Um dia, ainda o Carlinhos era aprendiz, (o mestre era o seu senhor pai) entrou-lhe lhe loja dentro um vendedor com várias peças novas. Sabendo da resistência dos clientes aos novos produtos fabricados «à moderna», virou-se para o catraio e disse-lhe, em voz alta:
- Tudo isto é de «pura lã, rapaz!»
O rapaz, era os Carlinhos, e este, sem ter percebido a intenção do vendedor, mirou e remirou a etiqueta de duas peças e respondeu-lhe:
- Mas aqui diz 45% de lã e 55 de Polyester e nesta aqui diz 45% de lã e 55 de Trevira.
- Pois é, rapaz, essa foi a percentagem adequada que a fábrica encontrou para enganar as traças. Com essa percentagem aí marcada elas deixam em paz as calças, coletes, casacos e saias e vão comer para outro lado.
- Como assim, as traças sabem ler?
- Claro que sabem. Depois de lerem a etiquete fogem.
O Carlinhos virou-se para o senhor seu pai e disse-lhe:
- Ó senhor meu Pai, este vendedor está a querer enganar-me. Quer convencer-me que as traças sabem ler. Que sabem mais que o tio João, de Picão, o tio Jaquim de Baltar e o tio Horácio de Vila Pouca, que comparam a cabeça de um boi com um A virado ao contrário.
Foi então que o vendedor lhe disse ao Carlinhos que estava a brincar e virando-se para o senhor seu pai, disse-lhe:
- Ó Toninho, o rapaz promete, não vai em conversas tolas.
E não foi, mesmo. Cresceu ali a medir e a vender tecidos ao metro, à vara e ao côvado e com 77 anos de idade, neste ano de 2013, mantém-se atrás do balcão a lidar com clientes, com carinhos e novelos linhas com agulhas de coser, de alinhavar de bordar, dedais, tesouras, cotins, chitas (manobra com mais agilidade o metro de madeira do que eu dedilho o teclado do meu computador), cortinas, roupa feita e, além disso, com paciência e humor bastante para retirar duas peças da prateleira, desdobrá-las em cima do balcão e deixar-me fotografar as etiquetas e dizer-me, a rir, que até as traças aprenderam a ler numa altura em que a maioria dos clientes da serra era analfabeta».
E por que razão trago eu à colação esta «estória», passados que estão alguns anos? Tão só porque a CASA de António Augusto Ferreira Pinto, aquela casa onde Carlinhos sucedeu ao Pai, fechou as portas de vez, NO DIA 31 P.P. tal qual vemos na fotos ao lado.

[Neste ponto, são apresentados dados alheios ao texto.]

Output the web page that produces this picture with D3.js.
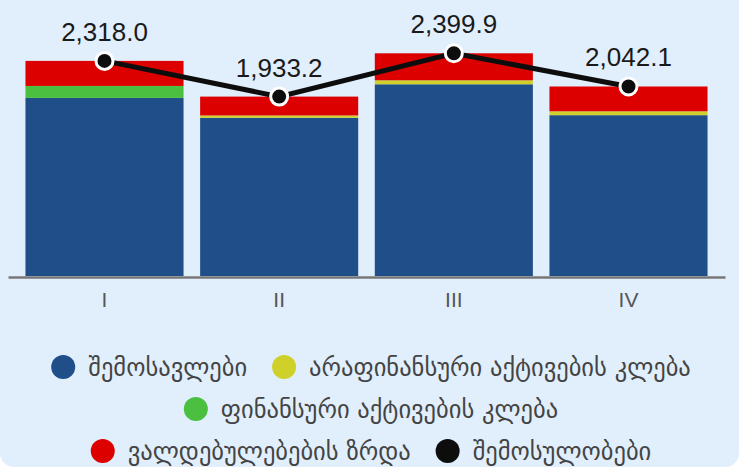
<!DOCTYPE html>
<html>
<head>
<meta charset="utf-8">
<script src="https://cdn.jsdelivr.net/npm/d3@7"></script>
<style>
  body { margin: 0; background: #ffffff; }
  #chart { width: 739px; height: 467px; background: #e1effd; border-radius: 0 0 14px 14px; overflow: hidden; }
  .tick-label { font-family: "Liberation Sans", Arial, sans-serif; font-size: 21px; fill: #555; }
  .value-label { font-family: "Liberation Sans", Arial, sans-serif; font-size: 26px; fill: #1a1a1a; }
  .legend-text { font-family: "DejaVu Sans", sans-serif; font-size: 24.5px; fill: #444; }
</style>
</head>
<body>
<div id="chart"></div>
<script>
const svgWidth = 739,
    svgHeight = 467;

// data
const quarters = ["I", "II", "III", "IV"];
const revenue = [1919, 1705, 2066, 1733];          // შემოსავლები
const nonFinAssets = [0, 25, 43, 42];              // არაფინანსური აქტივების კლება
const finAssets = [129, 0, 0, 0];                  // ფინანსური აქტივების კლება
const liabilities = [270, 203.2, 290.9, 267.1];    // ვალდებულებების ზრდა
const inflows = [2318.0, 1933.2, 2399.9, 2042.1];  // შემოსულობები

const seriesNames = ["შემოსავლები", "არაფინანსური აქტივების კლება", "ფინანსური აქტივების კლება", "ვალდებულებების ზრდა", "შემოსულობები"];
const colors = ["#1f4e89", "#cfd12a", "#4bbf3f", "#dc0000", "#0d0d0d"];

let svg = d3.select("#chart").append("svg")
    .attr("width", svgWidth)
    .attr("height", svgHeight);

let xScale = d3.scaleBand()
    .domain(quarters)
    .range([8, 725])
    .paddingInner(0.095)
    .paddingOuter(0.1);

let yScale = d3.scaleLinear()
    .domain([0, 2500])
    .range([276, 44]);

// stack the four bar series
let rows = quarters.map((q, i) => ({
    q: q,
    s0: revenue[i],
    s1: nonFinAssets[i],
    s2: finAssets[i],
    s3: liabilities[i]
}));
let stack = d3.stack().keys(["s0", "s1", "s2", "s3"]);
let stacked = stack(rows);

svg.append("g")
    .selectAll("g")
    .data(stacked)
    .join("g")
    .attr("fill", (d, i) => colors[i])
    .selectAll("rect")
    .data(d => d)
    .join("rect")
    .attr("x", d => xScale(d.data.q))
    .attr("y", d => yScale(d[1]))
    .attr("width", xScale.bandwidth())
    .attr("height", d => yScale(d[0]) - yScale(d[1]));

// x axis
let xAxis = svg.append("g")
    .attr("transform", `translate(0, ${yScale(0) + 1})`)
    .call(d3.axisBottom(xScale).tickSize(0).tickPadding(15));
xAxis.select(".domain").attr("stroke", "#777").attr("stroke-width", 2.5);
xAxis.selectAll("text").attr("class", "tick-label").attr("fill", null);

// line
let cx = (d, i) => xScale(quarters[i]) + xScale.bandwidth() / 2;
let line = d3.line()
    .x(cx)
    .y(d => yScale(d));

svg.append("path")
    .datum(inflows)
    .attr("fill", "none")
    .attr("stroke", colors[4])
    .attr("stroke-width", 5)
    .attr("d", line);

svg.append("g")
    .selectAll("circle")
    .data(inflows)
    .join("circle")
    .attr("cx", cx)
    .attr("cy", d => yScale(d))
    .attr("r", 8.5)
    .attr("fill", colors[4])
    .attr("stroke", "#fff")
    .attr("stroke-width", 3);

svg.append("g")
    .selectAll("text")
    .data(inflows)
    .join("text")
    .attr("class", "value-label")
    .attr("text-anchor", "middle")
    .attr("x", cx)
    .attr("y", d => yScale(d) - 20)
    .text(d => d3.format(",.1f")(d));

// legend, three centred rows
const legendRows = [[0, 1], [2], [3, 4]];
const legendY = [367, 409, 451];
let legend = svg.append("g");

legendRows.forEach((items, r) => {
    let row = legend.append("g");
    let x = 0;
    items.forEach((idx, k) => {
        row.append("circle")
            .attr("cx", x + 12)
            .attr("cy", 0)
            .attr("r", 12)
            .attr("fill", colors[idx]);
        let t = row.append("text")
            .attr("class", "legend-text")
            .attr("x", x + 37)
            .attr("y", 0)
            .attr("dy", "0.35em")
            .text(seriesNames[idx]);
        x += 37 + t.node().getComputedTextLength() + 25;
    });
    let w = x - 25;
    row.attr("transform", `translate(${371 - w / 2}, ${legendY[r]})`);
});
</script>
</body>
</html>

O senhor João e esposa que deram continuidade ao comércio após o falecimento do Carlinhos disse-me no sábado passado que a loja ia fechar. E eu aproveitei para tirar as fotos que ilustram este meu apontamento. Sempre agarrado à HISTÓRIA e aos documentos que a fundamentam, aqui deixo para historiadores futuros, os meus textos e as minhas imagens.
FECHOU EM CASTRO DAIRE UMA CASA COM HISTÓRIA LIGADA AO COMÉRCIO TRADICIONAL.